A technical glitch caused NYSE Euronext to release incorrect price information on more than 1,000 stocks and other securities late Thursday.
The error resulted in some online sites showing closing prices for some securities that were actually based on trades that had occurred in electronic trading after markets had closed.
The problem started at 7:27 p.m. Thursday when NYSE's Arca platform sent incorrectly coded share price information.
An e-mail sent to traders on Friday said the problem involved prices from aftermarket trades on Thursday that were incorrectly coded as if they had happened during regular trading that day. The e-mail says the mix-up affected the closing price in some shares that trade on the New York Stock Exchange as well as its Arca platform.
The mix-up confused some investors. The share price for Precision Castparts Corp. showed a decline of as much as 9.6 percent on Friday, but that was based on an incorrect comparison to the after-hours price. In reality, its shares were down less than 3 percent from Thursday's close.
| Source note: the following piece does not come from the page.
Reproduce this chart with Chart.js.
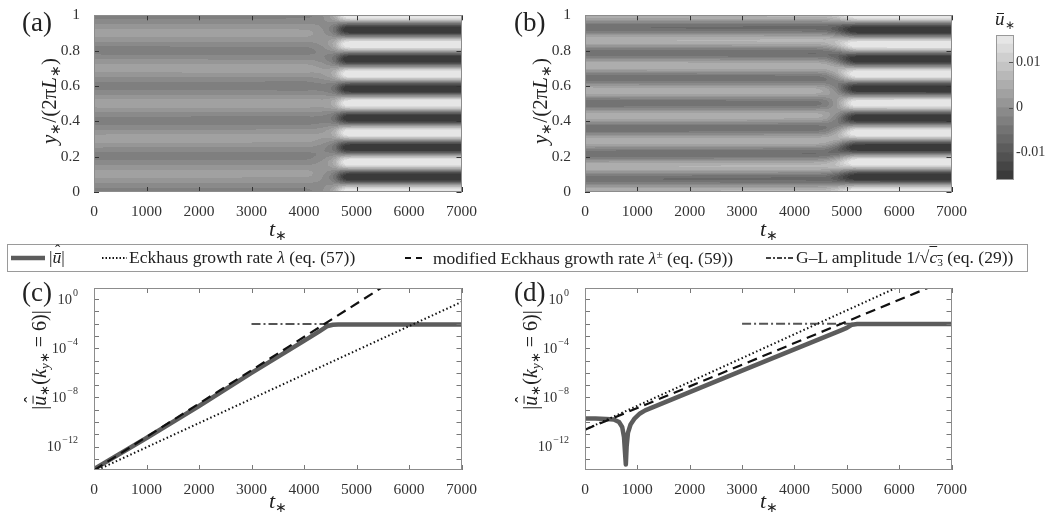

"`Not fun' would be a good description of my entire morning," the company's communications director, Dwight E. Weber, said.
The error affected some stocks, exchange-traded funds, and mutual funds that started with the letters A though T. Symbols starting with U through Z were not affected.
NYSE spokesman Rich Adamonis said more than 1,000 ticker symbols were effected. He said the mix-up is still being investigated.
In the case of Precision Castparts, the erroneous price showed up as an artificially high closing trade ? exaggerating the shares' decline on Friday. On Friday it closed at $161.92, down 2.7 percent from their correct Thursday close of $166.48.
Some websites were still showing the wrong Thursday closing price for Precision Castparts on Friday afternoon. Adonis said websites have to manually update their databases with the corrected closing prices.
About 8,000 issues trade on NYSE Euronext stock exchanges, according to the company.
The foul-up didn't have much effect on professional traders.
"As somebody who trades on the floor for a living, it hasn't generated much attention," said Gordon Charlot, managing director at Rosenblatt Securities, from the floor of the New York Stock Exchange.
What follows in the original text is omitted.